■ Data section
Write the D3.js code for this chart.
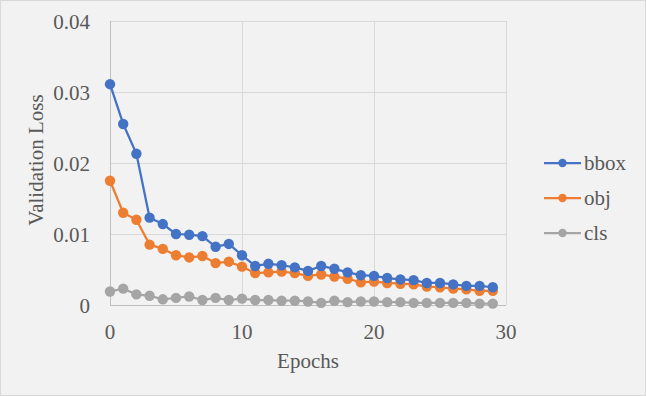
<!DOCTYPE html>
<html><head><meta charset="utf-8">
<script src="https://cdn.jsdelivr.net/npm/d3@7"></script>
<style>body{margin:0;background:#fff}svg{display:block}</style>
</head><body>
<svg id="c" width="646" height="396"></svg>
<script>
const epochs = d3.range(0, 30);
const bbox = [0.0311,0.0255,0.0213,0.0123,0.0114,0.0100,0.0099,0.0097,0.0082,0.0086,0.0070,0.0055,0.0058,0.0056,0.0053,0.0048,0.0055,0.0051,0.0046,0.0042,0.0041,0.0038,0.0036,0.0035,0.0031,0.0031,0.0029,0.0027,0.0027,0.0025];
const obj = [0.0175,0.0130,0.0120,0.0085,0.0079,0.0070,0.0067,0.0069,0.0059,0.0061,0.0054,0.0045,0.0046,0.0047,0.0045,0.0041,0.0043,0.0040,0.0037,0.0032,0.0033,0.0031,0.0030,0.0029,0.0026,0.0025,0.0023,0.0022,0.0020,0.0020];
const cls = [0.0019,0.0023,0.0015,0.0013,0.0008,0.0010,0.0012,0.0007,0.0010,0.0007,0.0009,0.0007,0.0007,0.0006,0.0006,0.0005,0.0003,0.0006,0.0004,0.0005,0.0005,0.0004,0.0004,0.0003,0.0003,0.0003,0.0003,0.0003,0.0002,0.0002];
const seriesNames = ["bbox","obj","cls"];
const colors = ["#4472C4","#ED7D31","#A5A5A5"];
const xTicks = [0,10,20,30];
const yTicks = [0,0.01,0.02,0.03,0.04];
const yTickLabels = ["0","0.01","0.02","0.03","0.04"];

const svg = d3.select("#c");
const W = 646, H = 396;
svg.append("rect").attr("x",0.5).attr("y",0.5).attr("width",W-1).attr("height",H-1)
  .attr("fill","#f2f2f2").attr("stroke","#d9d9d9");

const L = 110, R = 506, T = 21, B = 305;
const x = d3.scaleLinear().domain([0,30]).range([L,R]);
const y = d3.scaleLinear().domain([0,0.04]).range([B,T]);
const font = "Liberation Serif, Times New Roman, serif";
const txt = "#595959";
const fs = 21;

// gridlines
const g = svg.append("g");
g.selectAll(".hg").data(yTicks).join("line")
  .attr("x1",L).attr("x2",R).attr("y1",d=>Math.round(y(d))+0.5).attr("y2",d=>Math.round(y(d))+0.5)
  .attr("stroke","#d9d9d9").attr("stroke-width",1);
g.selectAll(".vg").data(xTicks).join("line")
  .attr("y1",T).attr("y2",B).attr("x1",d=>Math.round(x(d))+0.5).attr("x2",d=>Math.round(x(d))+0.5)
  .attr("stroke","#d9d9d9").attr("stroke-width",1);
// axis lines
svg.append("line").attr("x1",L+0.5).attr("x2",L+0.5).attr("y1",T).attr("y2",B+0.5).attr("stroke","#bfbfbf");
svg.append("line").attr("x1",L).attr("x2",R).attr("y1",B+0.5).attr("y2",B+0.5).attr("stroke","#bfbfbf");

// tick labels
svg.selectAll(".yt").data(yTicks).join("text")
  .attr("x",90).attr("y",d=>y(d)+7.5).attr("text-anchor","end")
  .style("font-family",font).attr("font-size",fs).attr("fill",txt)
  .text((d,i)=>yTickLabels[i]);
svg.selectAll(".xt").data(xTicks).join("text")
  .attr("x",d=>x(d)).attr("y",339).attr("text-anchor","middle")
  .style("font-family",font).attr("font-size",fs).attr("fill",txt)
  .text(d=>d);

svg.append("text").attr("transform","translate(43,160) rotate(-90)").attr("text-anchor","middle")
  .style("font-family",font).attr("font-size",fs).attr("fill",txt).text("Validation Loss");
svg.append("text").attr("x",308).attr("y",368).attr("text-anchor","middle")
  .style("font-family",font).attr("font-size",fs).attr("fill",txt).text("Epochs");

// series
const data = [bbox,obj,cls];
const line = d3.line().x((d,i)=>x(epochs[i])).y(d=>y(d));
[2,1,0].forEach(k=>{
  const s = svg.append("g");
  s.append("path").datum(data[k]).attr("d",line).attr("fill","none")
    .attr("stroke",colors[k]).attr("stroke-width",2.25).attr("stroke-linejoin","round");
  s.selectAll("circle").data(data[k]).join("circle")
    .attr("cx",(d,i)=>x(epochs[i])).attr("cy",d=>y(d)).attr("r",5.2).attr("fill",colors[k]);
});

// legend
const lg = svg.append("g");
seriesNames.forEach((n,i)=>{
  const yy = 163 + i*35;
  lg.append("line").attr("x1",544).attr("x2",581).attr("y1",yy).attr("y2",yy)
    .attr("stroke",colors[i]).attr("stroke-width",2.25);
  lg.append("circle").attr("cx",562.5).attr("cy",yy).attr("r",4.2).attr("fill",colors[i]);
  lg.append("text").attr("x",584).attr("y",yy+7).style("font-family",font).attr("font-size",fs)
    .attr("fill",txt).text(n);
});
</script>
</body></html>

■ What to produce
Your task is an exact transcription of all the data, minus the pictures.

■ Result
Write the D3.js code for this chart.
<!DOCTYPE html>
<html><head><meta charset="utf-8">
<script src="https://cdn.jsdelivr.net/npm/d3@7"></script>
<style>body{margin:0;background:#fff}svg{display:block}</style>
</head><body>
<svg id="c" width="646" height="396"></svg>
<script>
const epochs = d3.range(0, 30);
const bbox = [0.0311,0.0255,0.0213,0.0123,0.0114,0.0100,0.0099,0.0097,0.0082,0.0086,0.0070,0.0055,0.0058,0.0056,0.0053,0.0048,0.0055,0.0051,0.0046,0.0042,0.0041,0.0038,0.0036,0.0035,0.0031,0.0031,0.0029,0.0027,0.0027,0.0025];
const obj = [0.0175,0.0130,0.0120,0.0085,0.0079,0.0070,0.0067,0.0069,0.0059,0.0061,0.0054,0.0045,0.0046,0.0047,0.0045,0.0041,0.0043,0.0040,0.0037,0.0032,0.0033,0.0031,0.0030,0.0029,0.0026,0.0025,0.0023,0.0022,0.0020,0.0020];
const cls = [0.0019,0.0023,0.0015,0.0013,0.0008,0.0010,0.0012,0.0007,0.0010,0.0007,0.0009,0.0007,0.0007,0.0006,0.0006,0.0005,0.0003,0.0006,0.0004,0.0005,0.0005,0.0004,0.0004,0.0003,0.0003,0.0003,0.0003,0.0003,0.0002,0.0002];
const seriesNames = ["bbox","obj","cls"];
const colors = ["#4472C4","#ED7D31","#A5A5A5"];
const xTicks = [0,10,20,30];
const yTicks = [0,0.01,0.02,0.03,0.04];
const yTickLabels = ["0","0.01","0.02","0.03","0.04"];

const svg = d3.select("#c");
const W = 646, H = 396;
svg.append("rect").attr("x",0.5).attr("y",0.5).attr("width",W-1).attr("height",H-1)
  .attr("fill","#f2f2f2").attr("stroke","#d9d9d9");

const L = 110, R = 506, T = 21, B = 305;
const x = d3.scaleLinear().domain([0,30]).range([L,R]);
const y = d3.scaleLinear().domain([0,0.04]).range([B,T]);
const font = "Liberation Serif, Times New Roman, serif";
const txt = "#595959";
const fs = 21;

// gridlines
const g = svg.append("g");
g.selectAll(".hg").data(yTicks).join("line")
  .attr("x1",L).attr("x2",R).attr("y1",d=>Math.round(y(d))+0.5).attr("y2",d=>Math.round(y(d))+0.5)
  .attr("stroke","#d9d9d9").attr("stroke-width",1);
g.selectAll(".vg").data(xTicks).join("line")
  .attr("y1",T).attr("y2",B).attr("x1",d=>Math.round(x(d))+0.5).attr("x2",d=>Math.round(x(d))+0.5)
  .attr("stroke","#d9d9d9").attr("stroke-width",1);
// axis lines
svg.append("line").attr("x1",L+0.5).attr("x2",L+0.5).attr("y1",T).attr("y2",B+0.5).attr("stroke","#bfbfbf");
svg.append("line").attr("x1",L).attr("x2",R).attr("y1",B+0.5).attr("y2",B+0.5).attr("stroke","#bfbfbf");

// tick labels
svg.selectAll(".yt").data(yTicks).join("text")
  .attr("x",90).attr("y",d=>y(d)+7.5).attr("text-anchor","end")
  .style("font-family",font).attr("font-size",fs).attr("fill",txt)
  .text((d,i)=>yTickLabels[i]);
svg.selectAll(".xt").data(xTicks).join("text")
  .attr("x",d=>x(d)).attr("y",339).attr("text-anchor","middle")
  .style("font-family",font).attr("font-size",fs).attr("fill",txt)
  .text(d=>d);

svg.append("text").attr("transform","translate(43,160) rotate(-90)").attr("text-anchor","middle")
  .style("font-family",font).attr("font-size",fs).attr("fill",txt).text("Validation Loss");
svg.append("text").attr("x",308).attr("y",368).attr("text-anchor","middle")
  .style("font-family",font).attr("font-size",fs).attr("fill",txt).text("Epochs");

// series
const data = [bbox,obj,cls];
const line = d3.line().x((d,i)=>x(epochs[i])).y(d=>y(d));
[2,1,0].forEach(k=>{
  const s = svg.append("g");
  s.append("path").datum(data[k]).attr("d",line).attr("fill","none")
    .attr("stroke",colors[k]).attr("stroke-width",2.25).attr("stroke-linejoin","round");
  s.selectAll("circle").data(data[k]).join("circle")
    .attr("cx",(d,i)=>x(epochs[i])).attr("cy",d=>y(d)).attr("r",5.2).attr("fill",colors[k]);
});

// legend
const lg = svg.append("g");
seriesNames.forEach((n,i)=>{
  const yy = 163 + i*35;
  lg.append("line").attr("x1",544).attr("x2",581).attr("y1",yy).attr("y2",yy)
    .attr("stroke",colors[i]).attr("stroke-width",2.25);
  lg.append("circle").attr("cx",562.5).attr("cy",yy).attr("r",4.2).attr("fill",colors[i]);
  lg.append("text").attr("x",584).attr("y",yy+7).style("font-family",font).attr("font-size",fs)
    .attr("fill",txt).text(n);
});
</script>
</body></html>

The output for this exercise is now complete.